● **Your objective**
Reading down the listing below, count the lines where the word "matplotlib" shows up, then give only that count.

○ ○ ○ ○

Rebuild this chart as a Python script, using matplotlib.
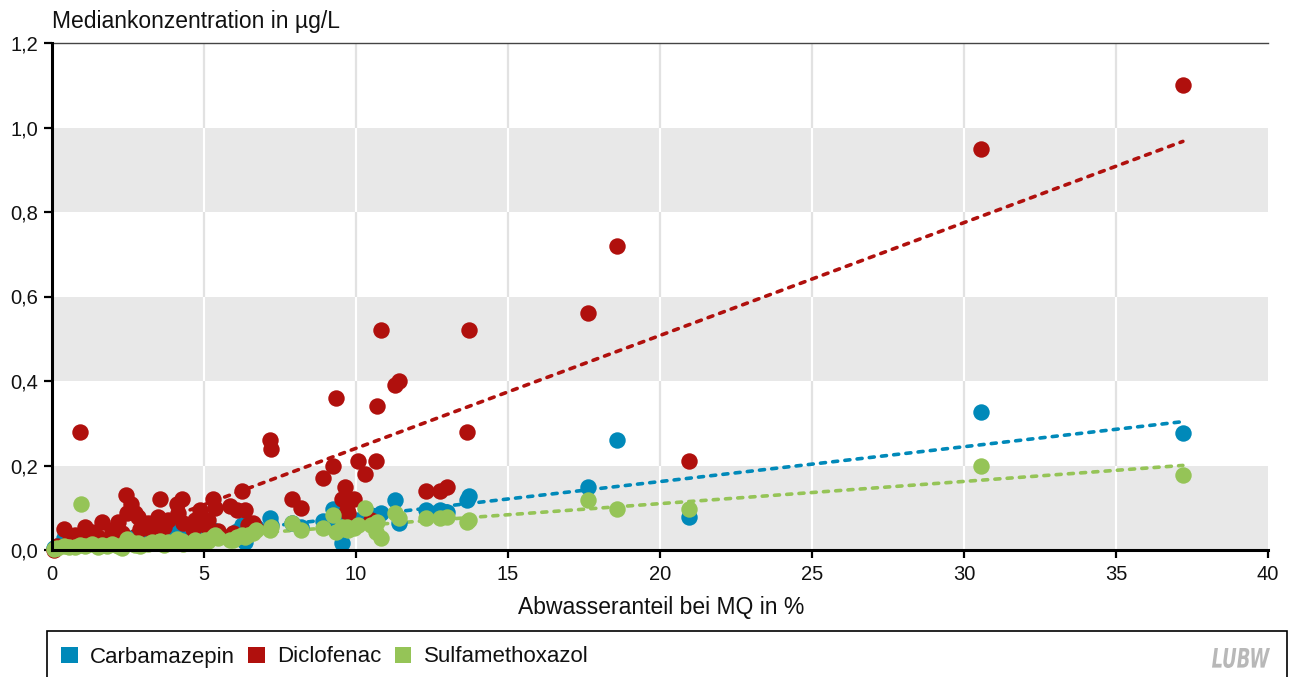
import numpy as np
import matplotlib
matplotlib.use("Agg")
import matplotlib.pyplot as plt
from matplotlib.patches import Patch, Rectangle, PathPatch
from matplotlib.textpath import TextPath
from matplotlib.font_manager import FontProperties
from matplotlib.transforms import Affine2D, IdentityTransform

# Abwasseranteil bei MQ (%) je Messstelle
abwasseranteil = [
    0.05, 0.15, 0.40, 0.55, 0.76, 0.92, 0.95, 1.10, 1.30, 1.50,
    1.64, 1.80, 1.97, 2.17, 2.30, 2.43, 2.47, 2.60, 2.73, 2.83,
    2.90, 3.16, 3.30, 3.50, 3.55, 3.70, 3.80, 4.10, 4.14, 4.28,
    4.30, 4.64, 4.70, 4.87, 5.03, 5.13, 5.30, 5.36, 5.46, 5.85,
    5.95, 6.10, 6.25, 6.35, 6.45, 6.60, 6.70, 7.17, 7.20, 7.90,
    8.20, 8.90, 9.25, 9.35, 9.55, 9.65, 9.70, 9.75, 9.95, 10.07,
    10.30, 10.50, 10.66, 10.70, 10.82, 11.28, 11.40, 12.30, 12.76, 13.00,
    13.65, 13.72, 17.63, 18.59, 20.95, 30.55, 37.20,
]

# Medianwerte in µg/L
carbamazepin = [
    0.005, 0.010, 0.028, 0.015, 0.020, 0.015, 0.020, 0.012, 0.018, 0.010,
    0.020, 0.015, 0.025, 0.018, 0.012, 0.030, 0.022, 0.020, 0.015, 0.025,
    0.020, 0.018, 0.030, 0.022, 0.025, 0.015, 0.028, 0.047, 0.030, 0.025,
    0.020, 0.022, 0.030, 0.025, 0.030, 0.028, 0.047, 0.040, 0.040, 0.030,
    0.035, 0.045, 0.059, 0.019, 0.050, 0.045, 0.055, 0.076, 0.060, 0.063,
    0.055, 0.068, 0.097, 0.060, 0.017, 0.070, 0.075, 0.065, 0.060, 0.070,
    0.078, 0.083, 0.070, 0.080, 0.088, 0.118, 0.064, 0.095, 0.095, 0.090,
    0.118, 0.128, 0.148, 0.260, 0.078, 0.327, 0.277,
]

diclofenac = [
    0.000, 0.010, 0.050, 0.020, 0.036, 0.280, 0.030, 0.054, 0.043, 0.030,
    0.066, 0.020, 0.047, 0.066, 0.040, 0.130, 0.087, 0.110, 0.087, 0.078,
    0.050, 0.063, 0.045, 0.078, 0.120, 0.055, 0.071, 0.110, 0.087, 0.120,
    0.063, 0.050, 0.071, 0.095, 0.060, 0.071, 0.120, 0.100, 0.045, 0.105,
    0.040, 0.095, 0.140, 0.095, 0.060, 0.063, 0.050, 0.260, 0.240, 0.120,
    0.100, 0.170, 0.200, 0.360, 0.120, 0.150, 0.095, 0.088, 0.120, 0.210,
    0.180, 0.070, 0.210, 0.340, 0.520, 0.390, 0.400, 0.140, 0.140, 0.150,
    0.280, 0.520, 0.560, 0.720, 0.210, 0.950, 1.100,
]

sulfamethoxazol = [
    0.003, 0.005, 0.010, 0.008, 0.006, 0.012, 0.110, 0.010, 0.015, 0.008,
    0.012, 0.010, 0.014, 0.010, 0.005, 0.020, 0.025, 0.018, 0.012, 0.016,
    0.010, 0.014, 0.020, 0.018, 0.022, 0.012, 0.020, 0.025, 0.019, 0.022,
    0.015, 0.019, 0.024, 0.020, 0.024, 0.022, 0.030, 0.035, 0.028, 0.024,
    0.024, 0.030, 0.036, 0.030, 0.036, 0.040, 0.047, 0.047, 0.055, 0.063,
    0.047, 0.052, 0.083, 0.043, 0.055, 0.050, 0.054, 0.048, 0.052, 0.058,
    0.099, 0.060, 0.043, 0.066, 0.028, 0.088, 0.076, 0.076, 0.076, 0.078,
    0.066, 0.070, 0.118, 0.097, 0.097, 0.199, 0.178,
]

series = [
    ("Carbamazepin", carbamazepin, "#0089b9"),
    ("Diclofenac", diclofenac, "#b0100d"),
    ("Sulfamethoxazol", sulfamethoxazol, "#95c457"),
]

x_ticks = [0, 5, 10, 15, 20, 25, 30, 35, 40]
y_ticks = [0.0, 0.2, 0.4, 0.6, 0.8, 1.0, 1.2]
y_tick_labels = ["0,0", "0,2", "0,4", "0,6", "0,8", "1,0", "1,2"]

W, H = 1292, 677
fig = plt.figure(figsize=(W / 100, H / 100), dpi=100)
plt.rcParams["font.family"] = ["Liberation Sans", "DejaVu Sans"]

ax = fig.add_axes([52 / W, 1 - 550 / H, (1268 - 52) / W, (550 - 43) / H])
ax.set_xlim(0, 40)
ax.set_ylim(0, 1.2)

# alternating horizontal bands
band_grey = "#e8e8e8"
for lo in (0.0, 0.4, 0.8):
    ax.axhspan(lo, lo + 0.2, color=band_grey, lw=0, zorder=0)

# vertical grid: grey on white bands, white on grey bands
for xv in x_ticks[1:-1]:
    ax.plot([xv, xv], [0, 1.2], color="#e2e2e2", lw=1.6, zorder=0.5,
            solid_capstyle="butt")
    for lo in (0.0, 0.4, 0.8):
        ax.plot([xv, xv], [lo, lo + 0.2], color="white", lw=1.6, zorder=0.6,
                solid_capstyle="butt")

# linear trend per substance
xs = np.array(abwasseranteil)
x_line = np.array([0.0, xs.max()])
for name, vals, col in series:
    slope, icpt = np.polyfit(xs, np.array(vals), 1)
    ax.plot(x_line, slope * x_line + icpt, color=col, lw=2.6,
            dashes=(1.4, 2.0), dash_capstyle="round", zorder=1.5)

for i, (name, vals, col) in enumerate(series):
    ax.scatter(xs, vals, s=140, color=col, linewidths=0, zorder=2 + i,
               clip_on=False)

# axes frame
for side in ("left", "bottom"):
    ax.spines[side].set_linewidth(2.2)
    ax.spines[side].set_color("black")
    ax.spines[side].set_zorder(6)
ax.spines["right"].set_visible(False)
ax.spines["top"].set_linewidth(1.0)
ax.spines["top"].set_color("#444444")

ax.set_xticks(x_ticks)
ax.set_xticklabels([str(t) for t in x_ticks])
ax.set_yticks(y_ticks)
ax.set_yticklabels(y_tick_labels)
ax.tick_params(axis="both", direction="out", length=6, width=1.6,
               color="black", labelsize=14.5, labelcolor="#111111")
ax.tick_params(axis="x", pad=5)
ax.tick_params(axis="y", pad=4)

fig.text(52 / W, 1 - 28 / H, "Mediankonzentration in µg/L", fontsize=16.5,
         color="#111111", ha="left", va="baseline")
fig.text(661 / W, 1 - 614 / H, "Abwasseranteil bei MQ in %", fontsize=16.5,
         color="#111111", ha="center", va="baseline")

# legend frame (open at the bottom edge)
fig.patches.append(Rectangle((47 / W, -0.05), (1287 - 47) / W, 0.05 + 1 - 631 / H,
                             transform=fig.transFigure, fill=False,
                             edgecolor="black", lw=1.2))
handles = [Patch(facecolor=c, edgecolor="none", label=n) for n, _, c in series]
fig.legend(handles=handles, loc="center left",
           bbox_to_anchor=(61 / W, 1 - 657 / H), ncol=3, frameon=False,
           fontsize=16, handlelength=0.75, handleheight=0.75,
           handletextpad=0.55, columnspacing=0.6, borderpad=0,
           borderaxespad=0, labelcolor="#111111")

# condensed italic logo, scaled into its box (pixel coordinates)
logo = TextPath((0, 0), "LUBW", size=20,
                prop=FontProperties(family="DejaVu Sans", weight="bold",
                                    style="italic"))
bb = logo.get_extents()
box_x0, box_y0, box_w, box_h = 1212, H - 668, 58, 20
tr = (Affine2D().translate(-bb.x0, -bb.y0)
      .scale(box_w / bb.width, box_h / bb.height)
      .translate(box_x0, box_y0))
fig.patches.append(PathPatch(logo, transform=tr + IdentityTransform(),
                             facecolor="#b8b8b8", edgecolor="none"))

fig.savefig("out.png", dpi=100)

○ ○ ○ ○

● **Exercise answer**
8